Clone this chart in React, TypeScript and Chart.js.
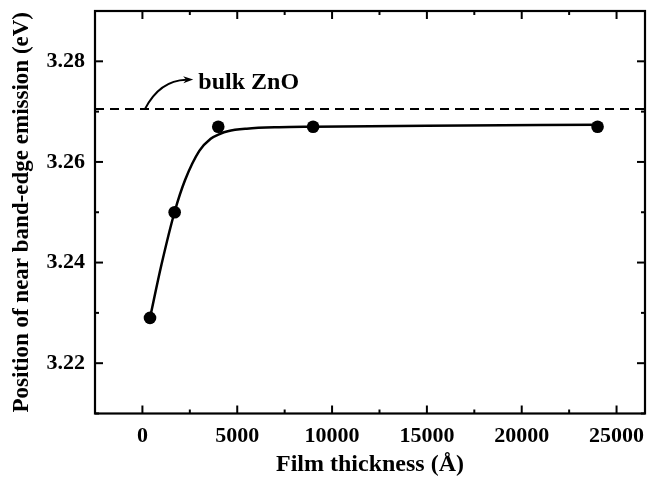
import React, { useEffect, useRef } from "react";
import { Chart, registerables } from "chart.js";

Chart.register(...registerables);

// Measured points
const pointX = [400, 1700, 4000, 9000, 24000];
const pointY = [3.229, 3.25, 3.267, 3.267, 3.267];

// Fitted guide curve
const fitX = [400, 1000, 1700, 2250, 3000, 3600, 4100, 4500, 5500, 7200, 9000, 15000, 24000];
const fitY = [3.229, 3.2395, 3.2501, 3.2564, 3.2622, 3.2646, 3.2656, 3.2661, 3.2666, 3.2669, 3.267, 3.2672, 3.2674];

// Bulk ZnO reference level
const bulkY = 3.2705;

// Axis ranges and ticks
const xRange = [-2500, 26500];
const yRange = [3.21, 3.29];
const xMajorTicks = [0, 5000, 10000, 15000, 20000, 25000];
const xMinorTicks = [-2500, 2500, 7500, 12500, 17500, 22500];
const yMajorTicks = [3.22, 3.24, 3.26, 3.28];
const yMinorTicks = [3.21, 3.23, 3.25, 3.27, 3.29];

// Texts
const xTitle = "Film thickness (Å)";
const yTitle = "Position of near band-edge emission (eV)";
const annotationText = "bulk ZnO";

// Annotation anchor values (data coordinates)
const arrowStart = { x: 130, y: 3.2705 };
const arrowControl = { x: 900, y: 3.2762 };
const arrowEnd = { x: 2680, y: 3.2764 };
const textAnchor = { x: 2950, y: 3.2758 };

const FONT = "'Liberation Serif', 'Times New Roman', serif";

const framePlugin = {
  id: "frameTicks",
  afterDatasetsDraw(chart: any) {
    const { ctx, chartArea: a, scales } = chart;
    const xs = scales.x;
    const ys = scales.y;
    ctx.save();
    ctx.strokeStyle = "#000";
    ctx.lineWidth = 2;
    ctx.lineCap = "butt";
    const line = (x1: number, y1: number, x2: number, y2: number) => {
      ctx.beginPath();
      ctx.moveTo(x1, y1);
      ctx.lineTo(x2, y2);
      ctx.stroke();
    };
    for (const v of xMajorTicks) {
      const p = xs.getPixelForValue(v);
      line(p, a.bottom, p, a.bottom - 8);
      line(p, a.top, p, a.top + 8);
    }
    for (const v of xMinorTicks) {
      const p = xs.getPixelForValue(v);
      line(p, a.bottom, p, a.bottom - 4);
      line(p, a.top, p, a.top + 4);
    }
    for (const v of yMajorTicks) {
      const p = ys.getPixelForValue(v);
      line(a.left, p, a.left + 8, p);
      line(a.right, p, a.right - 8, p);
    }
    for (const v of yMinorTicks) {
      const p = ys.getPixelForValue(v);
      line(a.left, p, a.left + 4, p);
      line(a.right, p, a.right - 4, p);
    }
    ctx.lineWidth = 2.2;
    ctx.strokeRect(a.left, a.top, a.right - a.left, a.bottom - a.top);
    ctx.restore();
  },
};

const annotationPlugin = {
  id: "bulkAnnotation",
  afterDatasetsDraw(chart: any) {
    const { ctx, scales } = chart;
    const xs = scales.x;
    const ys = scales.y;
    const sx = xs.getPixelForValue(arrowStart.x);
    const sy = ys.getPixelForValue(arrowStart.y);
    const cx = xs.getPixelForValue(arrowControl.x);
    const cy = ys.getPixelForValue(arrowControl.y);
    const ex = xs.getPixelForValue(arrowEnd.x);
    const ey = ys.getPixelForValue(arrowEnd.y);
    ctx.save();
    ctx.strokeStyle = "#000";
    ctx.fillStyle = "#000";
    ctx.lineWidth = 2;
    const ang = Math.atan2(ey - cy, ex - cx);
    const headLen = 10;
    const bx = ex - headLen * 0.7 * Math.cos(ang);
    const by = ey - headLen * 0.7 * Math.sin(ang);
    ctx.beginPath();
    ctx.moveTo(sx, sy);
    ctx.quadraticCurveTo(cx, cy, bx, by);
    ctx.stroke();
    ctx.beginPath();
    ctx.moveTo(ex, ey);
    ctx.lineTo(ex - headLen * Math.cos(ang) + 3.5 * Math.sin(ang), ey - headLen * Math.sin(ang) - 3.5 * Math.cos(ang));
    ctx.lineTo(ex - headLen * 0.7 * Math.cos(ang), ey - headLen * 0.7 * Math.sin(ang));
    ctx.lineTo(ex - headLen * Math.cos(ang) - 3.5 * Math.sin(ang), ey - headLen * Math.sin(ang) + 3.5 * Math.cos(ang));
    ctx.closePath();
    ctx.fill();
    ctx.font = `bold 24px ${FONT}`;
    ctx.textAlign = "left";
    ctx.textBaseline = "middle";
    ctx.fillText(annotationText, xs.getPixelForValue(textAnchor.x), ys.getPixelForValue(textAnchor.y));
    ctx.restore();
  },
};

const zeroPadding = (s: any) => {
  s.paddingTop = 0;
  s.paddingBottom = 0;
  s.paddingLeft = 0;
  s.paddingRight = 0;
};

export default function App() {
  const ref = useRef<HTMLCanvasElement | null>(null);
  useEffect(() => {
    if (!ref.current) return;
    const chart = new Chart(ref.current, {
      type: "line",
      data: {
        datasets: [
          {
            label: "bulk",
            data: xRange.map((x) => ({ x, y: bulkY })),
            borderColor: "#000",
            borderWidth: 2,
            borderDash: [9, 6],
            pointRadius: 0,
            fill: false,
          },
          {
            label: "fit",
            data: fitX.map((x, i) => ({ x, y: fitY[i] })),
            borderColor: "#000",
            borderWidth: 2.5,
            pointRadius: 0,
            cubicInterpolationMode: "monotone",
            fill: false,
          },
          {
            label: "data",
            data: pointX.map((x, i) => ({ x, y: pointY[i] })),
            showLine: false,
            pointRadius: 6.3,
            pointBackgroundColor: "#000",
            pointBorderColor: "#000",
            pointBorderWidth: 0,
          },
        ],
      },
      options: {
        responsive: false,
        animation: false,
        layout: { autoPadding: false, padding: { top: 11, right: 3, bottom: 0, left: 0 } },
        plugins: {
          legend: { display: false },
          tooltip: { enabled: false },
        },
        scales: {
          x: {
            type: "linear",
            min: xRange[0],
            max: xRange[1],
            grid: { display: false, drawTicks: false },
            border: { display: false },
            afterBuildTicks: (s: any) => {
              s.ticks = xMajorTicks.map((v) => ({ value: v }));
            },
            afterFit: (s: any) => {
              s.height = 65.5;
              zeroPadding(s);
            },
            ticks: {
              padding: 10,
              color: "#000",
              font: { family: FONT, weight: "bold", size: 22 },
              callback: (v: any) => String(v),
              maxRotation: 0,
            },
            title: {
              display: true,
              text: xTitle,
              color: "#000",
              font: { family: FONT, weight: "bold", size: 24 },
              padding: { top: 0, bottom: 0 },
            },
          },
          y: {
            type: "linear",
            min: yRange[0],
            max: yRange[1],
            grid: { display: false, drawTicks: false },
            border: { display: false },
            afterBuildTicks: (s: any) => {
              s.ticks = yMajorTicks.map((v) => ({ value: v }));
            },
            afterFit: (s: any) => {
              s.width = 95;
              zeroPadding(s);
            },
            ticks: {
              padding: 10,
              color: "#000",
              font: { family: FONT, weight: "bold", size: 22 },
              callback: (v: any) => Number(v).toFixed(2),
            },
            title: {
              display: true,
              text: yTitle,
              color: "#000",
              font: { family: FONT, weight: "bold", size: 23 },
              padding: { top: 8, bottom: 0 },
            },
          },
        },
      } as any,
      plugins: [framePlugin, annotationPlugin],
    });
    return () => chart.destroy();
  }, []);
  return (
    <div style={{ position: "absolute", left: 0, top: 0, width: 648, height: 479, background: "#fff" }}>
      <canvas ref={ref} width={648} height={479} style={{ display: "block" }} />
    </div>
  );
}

### Prompt
Output each line exactly; omit every picture.

### Written answer
Clone this chart in React, TypeScript and Chart.js.
import React, { useEffect, useRef } from "react";
import { Chart, registerables } from "chart.js";

Chart.register(...registerables);

// Measured points
const pointX = [400, 1700, 4000, 9000, 24000];
const pointY = [3.229, 3.25, 3.267, 3.267, 3.267];

// Fitted guide curve
const fitX = [400, 1000, 1700, 2250, 3000, 3600, 4100, 4500, 5500, 7200, 9000, 15000, 24000];
const fitY = [3.229, 3.2395, 3.2501, 3.2564, 3.2622, 3.2646, 3.2656, 3.2661, 3.2666, 3.2669, 3.267, 3.2672, 3.2674];

// Bulk ZnO reference level
const bulkY = 3.2705;

// Axis ranges and ticks
const xRange = [-2500, 26500];
const yRange = [3.21, 3.29];
const xMajorTicks = [0, 5000, 10000, 15000, 20000, 25000];
const xMinorTicks = [-2500, 2500, 7500, 12500, 17500, 22500];
const yMajorTicks = [3.22, 3.24, 3.26, 3.28];
const yMinorTicks = [3.21, 3.23, 3.25, 3.27, 3.29];

// Texts
const xTitle = "Film thickness (Å)";
const yTitle = "Position of near band-edge emission (eV)";
const annotationText = "bulk ZnO";

// Annotation anchor values (data coordinates)
const arrowStart = { x: 130, y: 3.2705 };
const arrowControl = { x: 900, y: 3.2762 };
const arrowEnd = { x: 2680, y: 3.2764 };
const textAnchor = { x: 2950, y: 3.2758 };

const FONT = "'Liberation Serif', 'Times New Roman', serif";

const framePlugin = {
  id: "frameTicks",
  afterDatasetsDraw(chart: any) {
    const { ctx, chartArea: a, scales } = chart;
    const xs = scales.x;
    const ys = scales.y;
    ctx.save();
    ctx.strokeStyle = "#000";
    ctx.lineWidth = 2;
    ctx.lineCap = "butt";
    const line = (x1: number, y1: number, x2: number, y2: number) => {
      ctx.beginPath();
      ctx.moveTo(x1, y1);
      ctx.lineTo(x2, y2);
      ctx.stroke();
    };
    for (const v of xMajorTicks) {
      const p = xs.getPixelForValue(v);
      line(p, a.bottom, p, a.bottom - 8);
      line(p, a.top, p, a.top + 8);
    }
    for (const v of xMinorTicks) {
      const p = xs.getPixelForValue(v);
      line(p, a.bottom, p, a.bottom - 4);
      line(p, a.top, p, a.top + 4);
    }
    for (const v of yMajorTicks) {
      const p = ys.getPixelForValue(v);
      line(a.left, p, a.left + 8, p);
      line(a.right, p, a.right - 8, p);
    }
    for (const v of yMinorTicks) {
      const p = ys.getPixelForValue(v);
      line(a.left, p, a.left + 4, p);
      line(a.right, p, a.right - 4, p);
    }
    ctx.lineWidth = 2.2;
    ctx.strokeRect(a.left, a.top, a.right - a.left, a.bottom - a.top);
    ctx.restore();
  },
};

const annotationPlugin = {
  id: "bulkAnnotation",
  afterDatasetsDraw(chart: any) {
    const { ctx, scales } = chart;
    const xs = scales.x;
    const ys = scales.y;
    const sx = xs.getPixelForValue(arrowStart.x);
    const sy = ys.getPixelForValue(arrowStart.y);
    const cx = xs.getPixelForValue(arrowControl.x);
    const cy = ys.getPixelForValue(arrowControl.y);
    const ex = xs.getPixelForValue(arrowEnd.x);
    const ey = ys.getPixelForValue(arrowEnd.y);
    ctx.save();
    ctx.strokeStyle = "#000";
    ctx.fillStyle = "#000";
    ctx.lineWidth = 2;
    const ang = Math.atan2(ey - cy, ex - cx);
    const headLen = 10;
    const bx = ex - headLen * 0.7 * Math.cos(ang);
    const by = ey - headLen * 0.7 * Math.sin(ang);
    ctx.beginPath();
    ctx.moveTo(sx, sy);
    ctx.quadraticCurveTo(cx, cy, bx, by);
    ctx.stroke();
    ctx.beginPath();
    ctx.moveTo(ex, ey);
    ctx.lineTo(ex - headLen * Math.cos(ang) + 3.5 * Math.sin(ang), ey - headLen * Math.sin(ang) - 3.5 * Math.cos(ang));
    ctx.lineTo(ex - headLen * 0.7 * Math.cos(ang), ey - headLen * 0.7 * Math.sin(ang));
    ctx.lineTo(ex - headLen * Math.cos(ang) - 3.5 * Math.sin(ang), ey - headLen * Math.sin(ang) + 3.5 * Math.cos(ang));
    ctx.closePath();
    ctx.fill();
    ctx.font = `bold 24px ${FONT}`;
    ctx.textAlign = "left";
    ctx.textBaseline = "middle";
    ctx.fillText(annotationText, xs.getPixelForValue(textAnchor.x), ys.getPixelForValue(textAnchor.y));
    ctx.restore();
  },
};

const zeroPadding = (s: any) => {
  s.paddingTop = 0;
  s.paddingBottom = 0;
  s.paddingLeft = 0;
  s.paddingRight = 0;
};

export default function App() {
  const ref = useRef<HTMLCanvasElement | null>(null);
  useEffect(() => {
    if (!ref.current) return;
    const chart = new Chart(ref.current, {
      type: "line",
      data: {
        datasets: [
          {
            label: "bulk",
            data: xRange.map((x) => ({ x, y: bulkY })),
            borderColor: "#000",
            borderWidth: 2,
            borderDash: [9, 6],
            pointRadius: 0,
            fill: false,
          },
          {
            label: "fit",
            data: fitX.map((x, i) => ({ x, y: fitY[i] })),
            borderColor: "#000",
            borderWidth: 2.5,
            pointRadius: 0,
            cubicInterpolationMode: "monotone",
            fill: false,
          },
          {
            label: "data",
            data: pointX.map((x, i) => ({ x, y: pointY[i] })),
            showLine: false,
            pointRadius: 6.3,
            pointBackgroundColor: "#000",
            pointBorderColor: "#000",
            pointBorderWidth: 0,
          },
        ],
      },
      options: {
        responsive: false,
        animation: false,
        layout: { autoPadding: false, padding: { top: 11, right: 3, bottom: 0, left: 0 } },
        plugins: {
          legend: { display: false },
          tooltip: { enabled: false },
        },
        scales: {
          x: {
            type: "linear",
            min: xRange[0],
            max: xRange[1],
            grid: { display: false, drawTicks: false },
            border: { display: false },
            afterBuildTicks: (s: any) => {
              s.ticks = xMajorTicks.map((v) => ({ value: v }));
            },
            afterFit: (s: any) => {
              s.height = 65.5;
              zeroPadding(s);
            },
            ticks: {
              padding: 10,
              color: "#000",
              font: { family: FONT, weight: "bold", size: 22 },
              callback: (v: any) => String(v),
              maxRotation: 0,
            },
            title: {
              display: true,
              text: xTitle,
              color: "#000",
              font: { family: FONT, weight: "bold", size: 24 },
              padding: { top: 0, bottom: 0 },
            },
          },
          y: {
            type: "linear",
            min: yRange[0],
            max: yRange[1],
            grid: { display: false, drawTicks: false },
            border: { display: false },
            afterBuildTicks: (s: any) => {
              s.ticks = yMajorTicks.map((v) => ({ value: v }));
            },
            afterFit: (s: any) => {
              s.width = 95;
              zeroPadding(s);
            },
            ticks: {
              padding: 10,
              color: "#000",
              font: { family: FONT, weight: "bold", size: 22 },
              callback: (v: any) => Number(v).toFixed(2),
            },
            title: {
              display: true,
              text: yTitle,
              color: "#000",
              font: { family: FONT, weight: "bold", size: 23 },
              padding: { top: 8, bottom: 0 },
            },
          },
        },
      } as any,
      plugins: [framePlugin, annotationPlugin],
    });
    return () => chart.destroy();
  }, []);
  return (
    <div style={{ position: "absolute", left: 0, top: 0, width: 648, height: 479, background: "#fff" }}>
      <canvas ref={ref} width={648} height={479} style={{ display: "block" }} />
    </div>
  );
}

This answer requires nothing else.